$ curl -k -u user:pass https://127.0.0.1:9200/_cluster/allocation/explain
{"index":".opendistro-ism-managed-index-history-2024.05.31-000554","shard":0,"primary":false,"current_state":"unassigned","unassigned_info":{"reason":"CLUSTER_RECOVERED","at":"2024-06-13T20:28:55.996Z","last_allocation_status":"no_attempt"},"can_allocate":"no","allocate_explanation":"cannot allocate because allocation is not permitted to any of the nodes","node_allocation_decisions":[{"node_id":"QMuy1mhfTHy4GWXntDrbyA","node_name":"node-1","transport_address":"10.148.120.132:9300","node_attributes":{"shard_indexing_pressure_enabled":"true"},"node_decision":"no","deciders":[{"decider":"same_shard","decision":"NO","explanation":"a copy of this shard is already allocated to this node [[.opendistro-ism-managed-index-history-2024.05.31-000554][0], node[QMuy1mhfTHy4GWXntDrbyA], [P], s[STARTED], a[id=NiwBAkSMQr2LLMcotioQOg]]"}]}]}
Any thoughts appreciated.
Hi, I have investigated your case. From the message a copy of this shard is already allocated to this node it seems that the cluster size has been reduced. The message indicates that there is already a replica on that node and you cannot have a replica number greater than the number of nodes in the cluster.
How many nodes do you have? Is it the same number you had before upgrading to 4.8.0?

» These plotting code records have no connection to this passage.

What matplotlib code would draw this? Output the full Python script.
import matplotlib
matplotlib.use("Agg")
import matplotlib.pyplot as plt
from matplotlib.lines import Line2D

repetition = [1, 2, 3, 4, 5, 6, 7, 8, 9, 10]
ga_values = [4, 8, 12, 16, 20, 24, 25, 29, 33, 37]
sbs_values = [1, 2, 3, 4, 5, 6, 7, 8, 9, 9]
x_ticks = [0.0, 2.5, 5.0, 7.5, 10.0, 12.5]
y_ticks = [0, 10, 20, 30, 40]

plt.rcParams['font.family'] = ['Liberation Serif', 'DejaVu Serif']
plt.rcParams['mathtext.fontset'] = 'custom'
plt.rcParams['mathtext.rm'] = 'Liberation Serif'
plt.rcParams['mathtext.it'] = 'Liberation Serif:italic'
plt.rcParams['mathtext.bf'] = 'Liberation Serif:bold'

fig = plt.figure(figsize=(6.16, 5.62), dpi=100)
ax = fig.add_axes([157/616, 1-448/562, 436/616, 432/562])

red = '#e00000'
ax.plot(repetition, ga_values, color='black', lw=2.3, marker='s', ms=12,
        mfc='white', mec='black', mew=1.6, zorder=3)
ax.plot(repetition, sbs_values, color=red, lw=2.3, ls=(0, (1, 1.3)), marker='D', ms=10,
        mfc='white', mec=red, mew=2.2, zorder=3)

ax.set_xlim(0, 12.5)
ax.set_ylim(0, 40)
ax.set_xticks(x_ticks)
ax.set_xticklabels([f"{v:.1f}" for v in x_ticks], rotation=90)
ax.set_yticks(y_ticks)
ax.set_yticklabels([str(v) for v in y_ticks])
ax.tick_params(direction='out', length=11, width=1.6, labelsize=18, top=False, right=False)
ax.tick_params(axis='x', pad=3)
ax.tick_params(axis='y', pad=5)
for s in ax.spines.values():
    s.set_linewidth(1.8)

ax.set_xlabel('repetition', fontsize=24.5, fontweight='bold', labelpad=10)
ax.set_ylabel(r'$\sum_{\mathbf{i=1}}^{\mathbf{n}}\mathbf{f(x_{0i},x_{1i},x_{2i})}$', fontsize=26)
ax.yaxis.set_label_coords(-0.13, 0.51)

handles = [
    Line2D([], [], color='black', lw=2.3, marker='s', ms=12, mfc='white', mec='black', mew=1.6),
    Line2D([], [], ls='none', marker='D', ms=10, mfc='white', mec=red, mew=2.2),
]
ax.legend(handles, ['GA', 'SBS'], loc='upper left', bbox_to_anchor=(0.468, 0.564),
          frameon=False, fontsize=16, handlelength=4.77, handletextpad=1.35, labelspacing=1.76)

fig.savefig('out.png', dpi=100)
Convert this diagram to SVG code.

If this is the problem, the solution is to adjust the number of replicas. You have more information here https://documentation.wazuh.com/current/user-manual/wazuh-indexer/wazuh-indexer-tuning.html#shards-and-replicas
curl -k -u user:pass -X PUT -H "Content-Type: application/json" -d \
'{"persistent":{"opendistro":{"index_state_management":{"history":{"number_of_replicas":"0"}}}}}' https://127.0.0.1:9200/_cluster/settings
Followed by this the remove the duplicate shards:
curl -k -u user:pass https://127.0.0.1:9200/_cat/shards | grep UNASSIGNED | \
awk '{print $1}' | xargs -i curl -k -XDELETE -u user:pass "https://127.0.0.1:9200/{}"

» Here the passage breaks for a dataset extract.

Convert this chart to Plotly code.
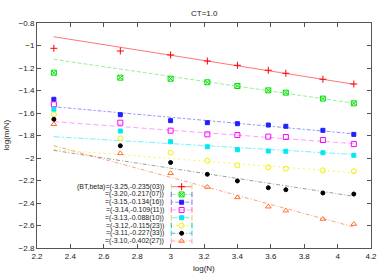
import plotly.graph_objects as go

logN = [2.301, 2.699, 3.0, 3.22, 3.40, 3.585, 3.69, 3.912, 4.097]

red_y = [-1.025, -1.049, -1.084, -1.138, -1.176, -1.220, -1.247, -1.300, -1.342]
green_y = [-1.242, -1.286, -1.295, -1.327, -1.360, -1.399, -1.419, -1.472, -1.514]
blue_y = [-1.478, -1.615, -1.668, -1.686, -1.695, -1.707, -1.718, -1.754, -1.790]
magenta_y = [-1.523, -1.686, -1.757, -1.790, -1.796, -1.810, -1.813, -1.840, -1.876]
cyan_y = [-1.567, -1.760, -1.855, -1.900, -1.926, -1.938, -1.940, -1.953, -1.976]
yellow_y = [-1.612, -1.825, -1.953, -2.024, -2.065, -2.083, -2.095, -2.110, -2.118]
black_y = [-1.656, -1.891, -2.040, -2.145, -2.204, -2.264, -2.282, -2.311, -2.320]
orange_y = [-1.700, -1.959, -2.136, -2.258, -2.350, -2.433, -2.468, -2.542, -2.587]

BT = ["-3.25", "-3.20", "-3.15", "-3.14", "-3.13", "-3.12", "-3.11", "-3.10"]
beta_label = ["-0.235(03)", "-0.217(07)", "-0.134(16)", "-0.109(11)",
              "-0.088(10)", "-0.115(23)", "-0.227(33)", "-0.402(27)"]
beta = [-0.235, -0.217, -0.134, -0.109, -0.088, -0.115, -0.227, -0.402]
intercept = [-0.3815, -0.624, -1.236, -1.426, -1.608, -1.660, -1.410, -0.966]
fit_x = [2.3, 4.1]

series_y = [red_y, green_y, blue_y, magenta_y, cyan_y, yellow_y, black_y, orange_y]
colors = ["#ff0000", "#00e000", "#2020ff", "#ff00ff", "#00e8f0", "#f0f000", "#000000", "#ff7030"]
line_colors = ["rgba(255,60,60,0.7)", "rgba(60,230,60,0.55)", "rgba(60,60,255,0.55)",
               "rgba(255,60,255,0.5)", "rgba(0,230,240,0.55)", "rgba(240,240,0,0.65)",
               "rgba(90,90,90,0.6)", "rgba(255,110,50,0.65)"]
dashes = ["solid", "4px,2px", "2px,2px,4px,2px", "5px,3px", "6px,2px,2px,2px",
          "2px,3px", "4px,2px,1px,2px", "4px,2px,1px,2px"]
symbols = ["cross-thin-open", "square-x-open", "square", "square-open", "square",
           "circle-open", "circle", "triangle-up-open"]
sizes = [5, 5, 4, 5, 4, 5, 4, 5]

fig = go.Figure()

for i in range(len(series_y)):
    fy = [intercept[i] + beta[i] * x for x in fit_x]
    fig.add_trace(go.Scatter(x=fit_x, y=fy, mode="lines",
                             line=dict(color=line_colors[i], width=1, dash=dashes[i]),
                             showlegend=False, hoverinfo="skip"))
    fig.add_trace(go.Scatter(x=logN, y=series_y[i], mode="markers",
                             marker=dict(symbol=symbols[i], size=sizes[i], color=colors[i],
                                         line=dict(color=colors[i], width=1)),
                             showlegend=False))

# manual gnuplot-style legend (text on left, sample on right), drawn on overlay axes
for i in range(len(series_y)):
    fig.add_trace(go.Scatter(x=[0, 1], y=[i, i], mode="lines",
                             line=dict(color=line_colors[i], width=1, dash=dashes[i]),
                             xaxis="x2", yaxis="y2", showlegend=False, hoverinfo="skip"))
    fig.add_trace(go.Scatter(x=[0, 1], y=[i, i], mode="markers",
                             marker=dict(symbol="line-ns-open", size=4,
                                         line=dict(color=line_colors[i], width=1)),
                             xaxis="x2", yaxis="y2", showlegend=False, hoverinfo="skip"))
    fig.add_trace(go.Scatter(x=[0.5], y=[i], mode="markers",
                             marker=dict(symbol=symbols[i], size=sizes[i], color=colors[i],
                                         line=dict(color=colors[i], width=1)),
                             xaxis="x2", yaxis="y2", showlegend=False, hoverinfo="skip"))
    prefix = "(BT,beta)=" if i == 0 else "="
    fig.add_annotation(text=f"{prefix}({BT[i]},{beta_label[i]})", xref="paper", yref="y2",
                       x=0.3876, y=i, xanchor="right", yanchor="middle", showarrow=False,
                       font=dict(size=7, color="#222222"))

axis_common = dict(showgrid=False, zeroline=False, showline=True, linecolor="#555555",
                   linewidth=1, mirror="allticks", ticks="inside", ticklen=4,
                   tickcolor="#555555", tickfont=dict(size=8, color="#222222"))

fig.update_layout(
    width=389, height=273,
    margin=dict(l=37, r=14, t=23, b=25),
    plot_bgcolor="white", paper_bgcolor="white",
    font=dict(family="Liberation Sans, Arial, sans-serif", size=8, color="#222222"),
    xaxis=dict(range=[2.2, 4.2], dtick=0.2, tick0=2.2, tickformat="~g", **axis_common),
    yaxis=dict(range=[-2.8, -0.8], dtick=0.2, tick0=-2.8, tickformat="~g", **axis_common),
    xaxis2=dict(range=[-6.484, 9.645], overlaying="x", anchor="y", visible=False,
                fixedrange=True),
    yaxis2=dict(range=[7.9, -21.1], overlaying="y", anchor="x", visible=False,
                fixedrange=True),
    showlegend=False,
)

fig.add_annotation(text="CT=1.0", xref="paper", yref="paper", x=0.5, y=1,
                   yshift=10, showarrow=False, font=dict(size=8), yanchor="middle")
fig.add_annotation(text="log(N)", xref="paper", yref="paper", x=0.5, y=0,
                   yshift=-20, showarrow=False, font=dict(size=8), yanchor="middle")
fig.add_annotation(text="log(m/N)", xref="paper", yref="paper", x=0, y=0.5,
                   xshift=-31, textangle=-90, showarrow=False, font=dict(size=8),
                   xanchor="center", yanchor="middle")

fig.write_html("out.html", config={"displayModeBar": False},
               post_script="document.body.style.margin='0';")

curl -k -u user:pass -XDELETE "https://127.0.0.1:9200/.kibana_*"
I cannot be sure, but I suspect the real problem was "Wazuh-indexer error: "index template ss4o_metrics_template has index patterns ss4o_metrics" and everything else was caused by trying to migrate and restart while that issue was making it impossible to run cleanly.